### Your goal
Set down the full listing exactly as given. Any pictures are to be left out.

### Dataset section
►
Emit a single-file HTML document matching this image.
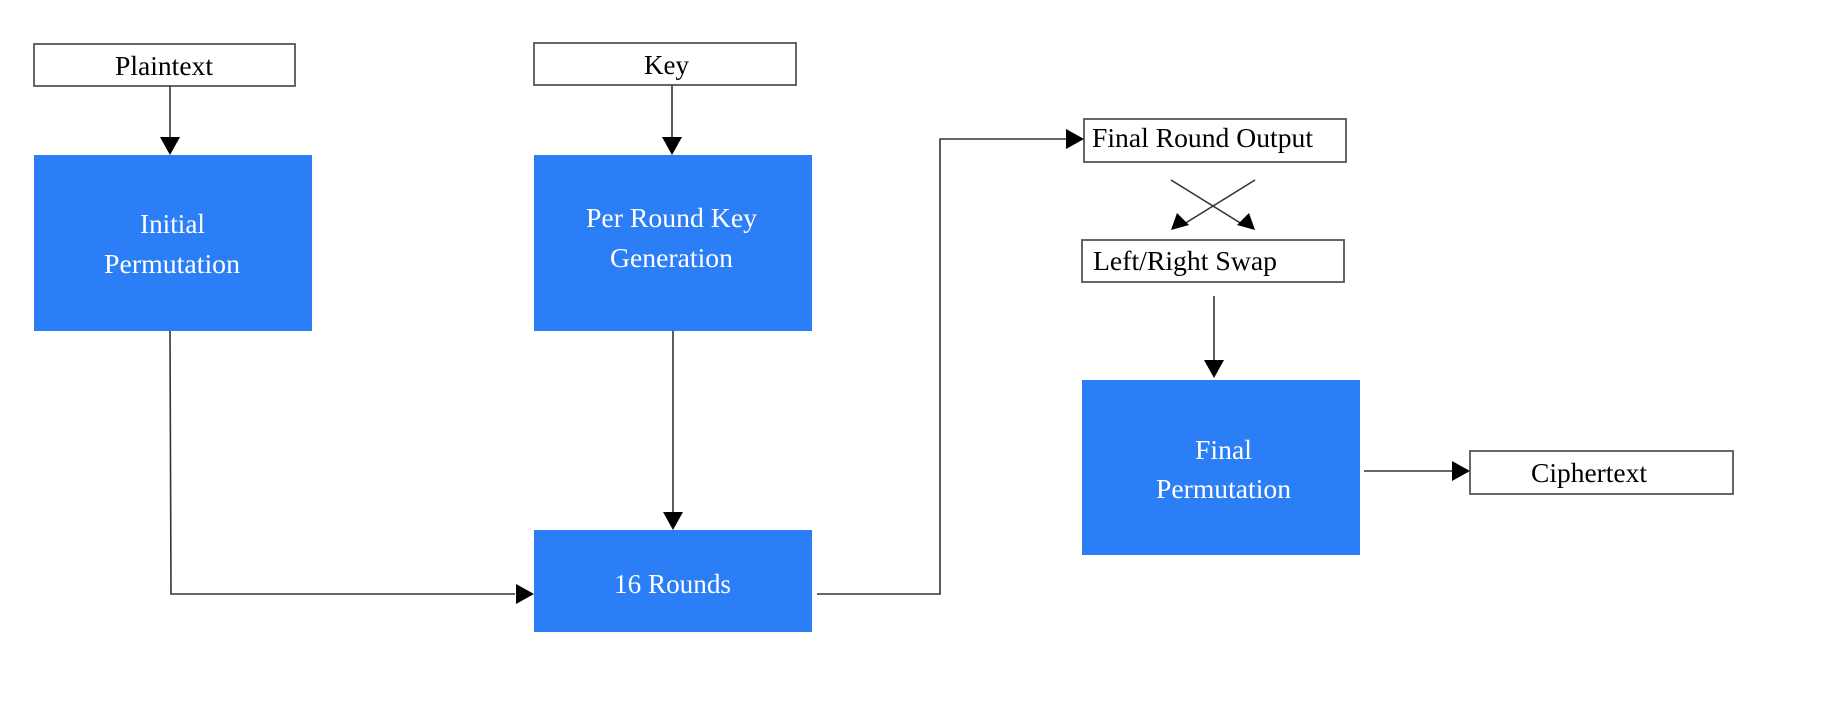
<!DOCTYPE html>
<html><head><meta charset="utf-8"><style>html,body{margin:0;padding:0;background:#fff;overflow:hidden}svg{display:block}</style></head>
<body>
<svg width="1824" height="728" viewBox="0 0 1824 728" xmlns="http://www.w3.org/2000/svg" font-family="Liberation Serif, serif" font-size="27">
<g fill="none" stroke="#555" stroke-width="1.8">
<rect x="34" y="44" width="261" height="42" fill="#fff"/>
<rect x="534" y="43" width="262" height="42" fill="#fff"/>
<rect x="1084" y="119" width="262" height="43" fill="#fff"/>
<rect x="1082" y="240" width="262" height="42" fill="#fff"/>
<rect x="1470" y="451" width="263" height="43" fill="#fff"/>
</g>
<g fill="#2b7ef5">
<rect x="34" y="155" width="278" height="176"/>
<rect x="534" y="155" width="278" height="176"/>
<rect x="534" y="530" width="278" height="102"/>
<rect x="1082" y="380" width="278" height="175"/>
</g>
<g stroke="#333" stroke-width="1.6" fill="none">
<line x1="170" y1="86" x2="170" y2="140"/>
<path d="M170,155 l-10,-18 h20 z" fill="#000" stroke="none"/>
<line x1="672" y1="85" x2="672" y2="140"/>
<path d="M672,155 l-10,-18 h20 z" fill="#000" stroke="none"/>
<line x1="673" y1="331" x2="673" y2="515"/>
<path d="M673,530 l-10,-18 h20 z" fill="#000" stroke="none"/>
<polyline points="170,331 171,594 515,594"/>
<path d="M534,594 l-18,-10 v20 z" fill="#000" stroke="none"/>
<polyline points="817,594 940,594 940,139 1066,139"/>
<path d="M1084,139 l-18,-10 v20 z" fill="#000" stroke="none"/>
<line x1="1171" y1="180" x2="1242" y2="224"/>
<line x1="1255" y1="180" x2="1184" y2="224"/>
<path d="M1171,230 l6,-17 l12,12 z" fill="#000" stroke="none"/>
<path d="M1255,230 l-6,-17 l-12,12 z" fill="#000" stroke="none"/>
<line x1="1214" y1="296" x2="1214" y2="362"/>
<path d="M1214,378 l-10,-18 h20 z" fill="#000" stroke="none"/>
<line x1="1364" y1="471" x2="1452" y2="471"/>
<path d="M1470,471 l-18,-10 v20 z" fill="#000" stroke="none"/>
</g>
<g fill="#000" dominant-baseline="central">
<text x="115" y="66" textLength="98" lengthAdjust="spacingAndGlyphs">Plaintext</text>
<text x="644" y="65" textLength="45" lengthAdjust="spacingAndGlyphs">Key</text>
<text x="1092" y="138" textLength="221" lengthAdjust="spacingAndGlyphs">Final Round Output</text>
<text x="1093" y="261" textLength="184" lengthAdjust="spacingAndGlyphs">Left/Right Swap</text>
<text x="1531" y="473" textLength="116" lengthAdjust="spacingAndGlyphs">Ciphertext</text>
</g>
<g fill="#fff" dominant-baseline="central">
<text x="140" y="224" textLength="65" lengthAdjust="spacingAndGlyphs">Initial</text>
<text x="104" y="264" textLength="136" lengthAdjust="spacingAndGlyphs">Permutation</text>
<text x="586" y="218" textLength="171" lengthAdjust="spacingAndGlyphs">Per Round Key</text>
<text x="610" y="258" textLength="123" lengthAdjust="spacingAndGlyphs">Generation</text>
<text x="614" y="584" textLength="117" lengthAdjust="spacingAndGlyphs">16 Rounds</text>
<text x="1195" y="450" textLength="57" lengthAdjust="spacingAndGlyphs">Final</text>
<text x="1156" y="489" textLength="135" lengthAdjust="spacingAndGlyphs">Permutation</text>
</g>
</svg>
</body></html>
◄
### Correct response
Emit a single-file HTML document matching this image.
<!DOCTYPE html>
<html><head><meta charset="utf-8"><style>html,body{margin:0;padding:0;background:#fff;overflow:hidden}svg{display:block}</style></head>
<body>
<svg width="1824" height="728" viewBox="0 0 1824 728" xmlns="http://www.w3.org/2000/svg" font-family="Liberation Serif, serif" font-size="27">
<g fill="none" stroke="#555" stroke-width="1.8">
<rect x="34" y="44" width="261" height="42" fill="#fff"/>
<rect x="534" y="43" width="262" height="42" fill="#fff"/>
<rect x="1084" y="119" width="262" height="43" fill="#fff"/>
<rect x="1082" y="240" width="262" height="42" fill="#fff"/>
<rect x="1470" y="451" width="263" height="43" fill="#fff"/>
</g>
<g fill="#2b7ef5">
<rect x="34" y="155" width="278" height="176"/>
<rect x="534" y="155" width="278" height="176"/>
<rect x="534" y="530" width="278" height="102"/>
<rect x="1082" y="380" width="278" height="175"/>
</g>
<g stroke="#333" stroke-width="1.6" fill="none">
<line x1="170" y1="86" x2="170" y2="140"/>
<path d="M170,155 l-10,-18 h20 z" fill="#000" stroke="none"/>
<line x1="672" y1="85" x2="672" y2="140"/>
<path d="M672,155 l-10,-18 h20 z" fill="#000" stroke="none"/>
<line x1="673" y1="331" x2="673" y2="515"/>
<path d="M673,530 l-10,-18 h20 z" fill="#000" stroke="none"/>
<polyline points="170,331 171,594 515,594"/>
<path d="M534,594 l-18,-10 v20 z" fill="#000" stroke="none"/>
<polyline points="817,594 940,594 940,139 1066,139"/>
<path d="M1084,139 l-18,-10 v20 z" fill="#000" stroke="none"/>
<line x1="1171" y1="180" x2="1242" y2="224"/>
<line x1="1255" y1="180" x2="1184" y2="224"/>
<path d="M1171,230 l6,-17 l12,12 z" fill="#000" stroke="none"/>
<path d="M1255,230 l-6,-17 l-12,12 z" fill="#000" stroke="none"/>
<line x1="1214" y1="296" x2="1214" y2="362"/>
<path d="M1214,378 l-10,-18 h20 z" fill="#000" stroke="none"/>
<line x1="1364" y1="471" x2="1452" y2="471"/>
<path d="M1470,471 l-18,-10 v20 z" fill="#000" stroke="none"/>
</g>
<g fill="#000" dominant-baseline="central">
<text x="115" y="66" textLength="98" lengthAdjust="spacingAndGlyphs">Plaintext</text>
<text x="644" y="65" textLength="45" lengthAdjust="spacingAndGlyphs">Key</text>
<text x="1092" y="138" textLength="221" lengthAdjust="spacingAndGlyphs">Final Round Output</text>
<text x="1093" y="261" textLength="184" lengthAdjust="spacingAndGlyphs">Left/Right Swap</text>
<text x="1531" y="473" textLength="116" lengthAdjust="spacingAndGlyphs">Ciphertext</text>
</g>
<g fill="#fff" dominant-baseline="central">
<text x="140" y="224" textLength="65" lengthAdjust="spacingAndGlyphs">Initial</text>
<text x="104" y="264" textLength="136" lengthAdjust="spacingAndGlyphs">Permutation</text>
<text x="586" y="218" textLength="171" lengthAdjust="spacingAndGlyphs">Per Round Key</text>
<text x="610" y="258" textLength="123" lengthAdjust="spacingAndGlyphs">Generation</text>
<text x="614" y="584" textLength="117" lengthAdjust="spacingAndGlyphs">16 Rounds</text>
<text x="1195" y="450" textLength="57" lengthAdjust="spacingAndGlyphs">Final</text>
<text x="1156" y="489" textLength="135" lengthAdjust="spacingAndGlyphs">Permutation</text>
</g>
</svg>
</body></html>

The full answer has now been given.